— What to produce —
Return each line containing the string "this".

— Provided records —
________________________
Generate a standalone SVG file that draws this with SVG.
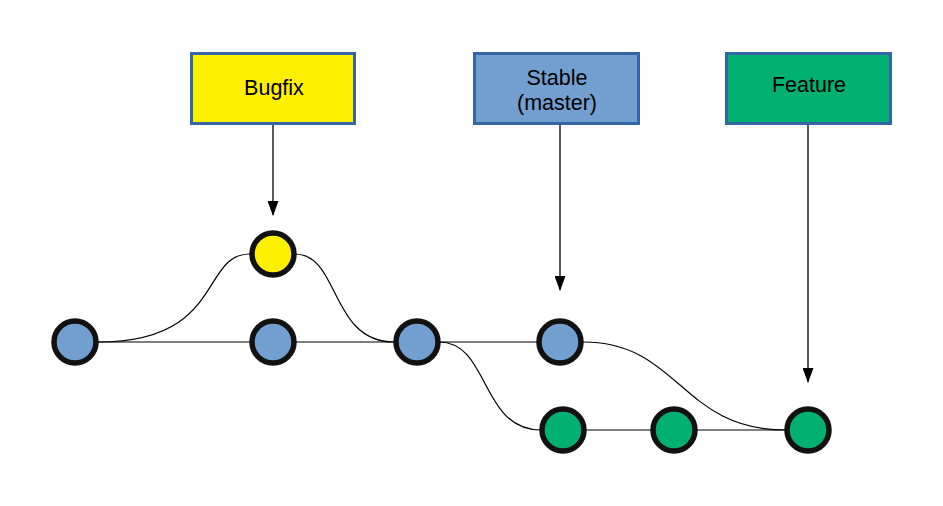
________________________
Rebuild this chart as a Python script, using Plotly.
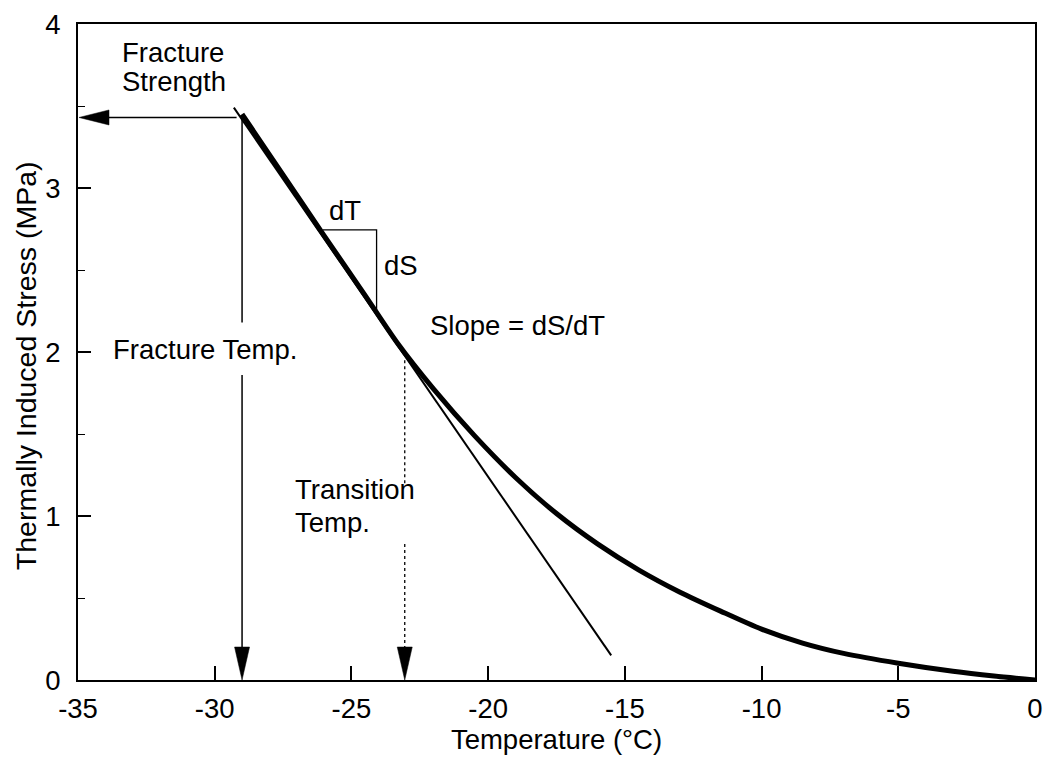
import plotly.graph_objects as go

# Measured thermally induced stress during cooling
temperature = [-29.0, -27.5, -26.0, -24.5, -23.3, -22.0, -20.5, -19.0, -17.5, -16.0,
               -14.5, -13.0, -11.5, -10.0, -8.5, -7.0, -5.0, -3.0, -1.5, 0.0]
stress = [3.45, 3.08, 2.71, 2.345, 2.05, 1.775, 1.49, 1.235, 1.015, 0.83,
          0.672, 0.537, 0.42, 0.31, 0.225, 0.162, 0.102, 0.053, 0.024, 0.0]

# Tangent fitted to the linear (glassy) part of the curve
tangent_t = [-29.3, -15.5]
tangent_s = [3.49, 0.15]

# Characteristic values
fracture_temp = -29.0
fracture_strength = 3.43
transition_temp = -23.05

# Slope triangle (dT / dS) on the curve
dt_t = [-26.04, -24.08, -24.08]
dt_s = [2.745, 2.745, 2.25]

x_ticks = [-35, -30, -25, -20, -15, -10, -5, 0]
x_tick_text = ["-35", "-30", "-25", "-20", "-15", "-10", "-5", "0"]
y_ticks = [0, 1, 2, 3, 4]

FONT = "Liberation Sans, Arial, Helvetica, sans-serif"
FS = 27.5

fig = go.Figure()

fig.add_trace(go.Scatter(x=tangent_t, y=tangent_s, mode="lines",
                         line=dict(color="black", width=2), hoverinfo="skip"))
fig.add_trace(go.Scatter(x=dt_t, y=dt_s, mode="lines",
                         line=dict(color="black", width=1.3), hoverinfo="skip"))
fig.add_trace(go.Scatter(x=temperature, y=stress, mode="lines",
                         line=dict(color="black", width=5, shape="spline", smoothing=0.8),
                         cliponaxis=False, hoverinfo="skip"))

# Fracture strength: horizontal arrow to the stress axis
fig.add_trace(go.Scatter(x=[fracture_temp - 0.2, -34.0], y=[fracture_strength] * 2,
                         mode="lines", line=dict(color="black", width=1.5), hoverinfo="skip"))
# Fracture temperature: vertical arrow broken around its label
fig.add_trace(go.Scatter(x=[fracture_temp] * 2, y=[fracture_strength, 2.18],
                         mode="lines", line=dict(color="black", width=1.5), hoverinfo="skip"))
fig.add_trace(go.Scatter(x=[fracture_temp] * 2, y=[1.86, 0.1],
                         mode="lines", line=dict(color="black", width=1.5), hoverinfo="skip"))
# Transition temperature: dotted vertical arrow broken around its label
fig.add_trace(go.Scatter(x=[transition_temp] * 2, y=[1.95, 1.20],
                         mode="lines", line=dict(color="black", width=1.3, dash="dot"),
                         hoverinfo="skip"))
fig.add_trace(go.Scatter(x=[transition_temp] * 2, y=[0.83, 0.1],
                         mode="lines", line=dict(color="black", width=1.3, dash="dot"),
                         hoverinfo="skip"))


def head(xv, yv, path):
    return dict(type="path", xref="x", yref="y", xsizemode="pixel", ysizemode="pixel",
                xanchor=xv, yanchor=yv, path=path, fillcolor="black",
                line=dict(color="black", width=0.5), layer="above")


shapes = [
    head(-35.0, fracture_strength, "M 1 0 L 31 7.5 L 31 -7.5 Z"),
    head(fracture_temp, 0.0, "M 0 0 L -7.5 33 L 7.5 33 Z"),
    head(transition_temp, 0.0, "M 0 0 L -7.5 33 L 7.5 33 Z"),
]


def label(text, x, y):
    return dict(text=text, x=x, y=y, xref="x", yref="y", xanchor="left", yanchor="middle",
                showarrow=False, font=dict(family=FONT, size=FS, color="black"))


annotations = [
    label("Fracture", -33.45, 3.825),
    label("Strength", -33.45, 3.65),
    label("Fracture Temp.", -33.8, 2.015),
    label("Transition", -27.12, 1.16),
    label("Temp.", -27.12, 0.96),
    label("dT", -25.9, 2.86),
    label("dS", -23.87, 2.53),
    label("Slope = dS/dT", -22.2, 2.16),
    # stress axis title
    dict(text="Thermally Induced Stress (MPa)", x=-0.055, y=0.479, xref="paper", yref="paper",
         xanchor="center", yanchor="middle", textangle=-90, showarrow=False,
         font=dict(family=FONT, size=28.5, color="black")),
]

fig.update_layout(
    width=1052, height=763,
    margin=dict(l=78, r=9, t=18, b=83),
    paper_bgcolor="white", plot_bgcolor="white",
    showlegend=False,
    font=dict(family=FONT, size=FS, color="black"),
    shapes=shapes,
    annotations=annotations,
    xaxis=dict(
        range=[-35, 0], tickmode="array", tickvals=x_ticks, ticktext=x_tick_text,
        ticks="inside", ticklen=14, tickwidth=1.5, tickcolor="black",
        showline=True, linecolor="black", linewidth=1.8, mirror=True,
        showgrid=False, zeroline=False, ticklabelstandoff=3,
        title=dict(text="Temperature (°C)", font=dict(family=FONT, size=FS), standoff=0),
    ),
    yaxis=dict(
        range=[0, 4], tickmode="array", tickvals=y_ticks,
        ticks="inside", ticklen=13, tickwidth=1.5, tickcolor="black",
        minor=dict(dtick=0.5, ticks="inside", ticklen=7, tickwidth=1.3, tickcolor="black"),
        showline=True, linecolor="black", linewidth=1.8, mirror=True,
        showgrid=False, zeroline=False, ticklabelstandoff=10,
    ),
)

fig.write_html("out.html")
________________________
— Exercise answer —
Generate a standalone SVG file that draws this with SVG.
Rebuild this chart as a Python script, using Plotly.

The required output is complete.